BANDUNG, WWW.PASJABAR.COM— “1984 bukan sekadar cerita fiksi. Ia adalah alarm moral tentang bagaimana bahasa, sejarah, dan pikiran bisa dijadikan senjata.”
— Syamsi Muhamad Ramdani
Pada Kamis (31/7/2025), Komunitas Sindikasi Aksara kembali menggelar sesi Bedah Buku ke-7 melalui siaran langsung Instagram. Kali ini, yang dibedah adalah 1984, novel legendaris karya George Orwell, bersama narasumber Syamsi Muhamad Ramdani dan host Siti Nuzulia Astiti Purwanto.
Dalam dunia fiktif yang diciptakan Orwell, masyarakat hidup dalam cengkeraman totalitarianisme.

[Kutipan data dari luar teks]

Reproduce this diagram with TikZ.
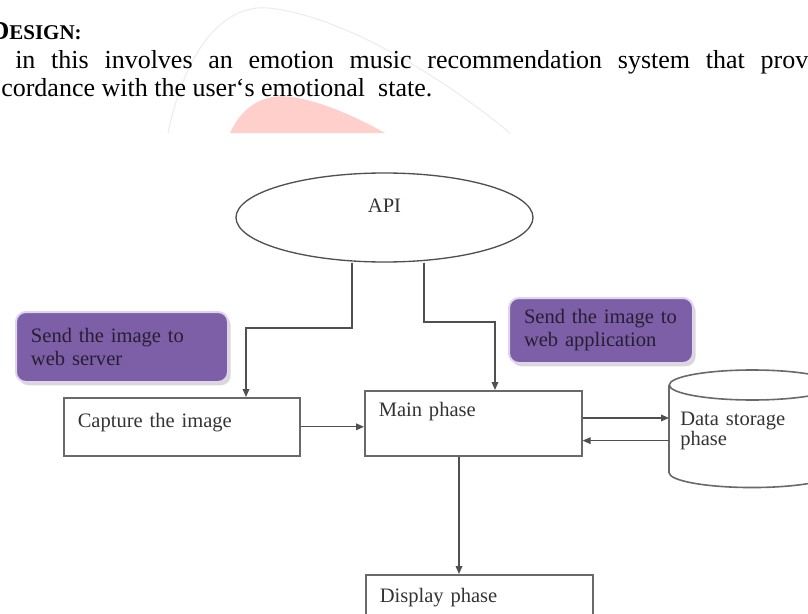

Negara, yang dikendalikan oleh “Big Brother”, mengatur segalanya mulai dari bahasa, informasi, hingga isi pikiran warganya.
Tokoh utama, Winston Smith, berusaha melawan sistem, meski hanya melalui pikiran dan kenangan yang pelan-pelan dikikis.
Menurut Syamsi, Orwell bukan sedang mengampanyekan liberalisme, tapi mengirimkan peringatan keras tentang bahaya ekstremisme kekuasaan.
Ia menyoroti bagaimana penguasa bisa membentuk persepsi publik dengan cara mengatur narasi sejarah dan memanipulasi bahasa. “Who controls the past controls the future; who controls the present controls the past”—sebuah kutipan yang, menurut banyak peserta, sangat relevan dengan kondisi saat ini.
Interaksi dengan peserta diskusi pun sangat dinamis. Banyak yang menilai bahwa 1984 terasa begitu dekat dengan kenyataan: pengawasan massal, polarisasi media, hingga fleksibilitas kebenaran yang bisa “dinegosiasikan”.
Orwell memang menulis fiksi, tapi banyak yang merasa kini kita tengah menghidupi sebagian kenyataannya.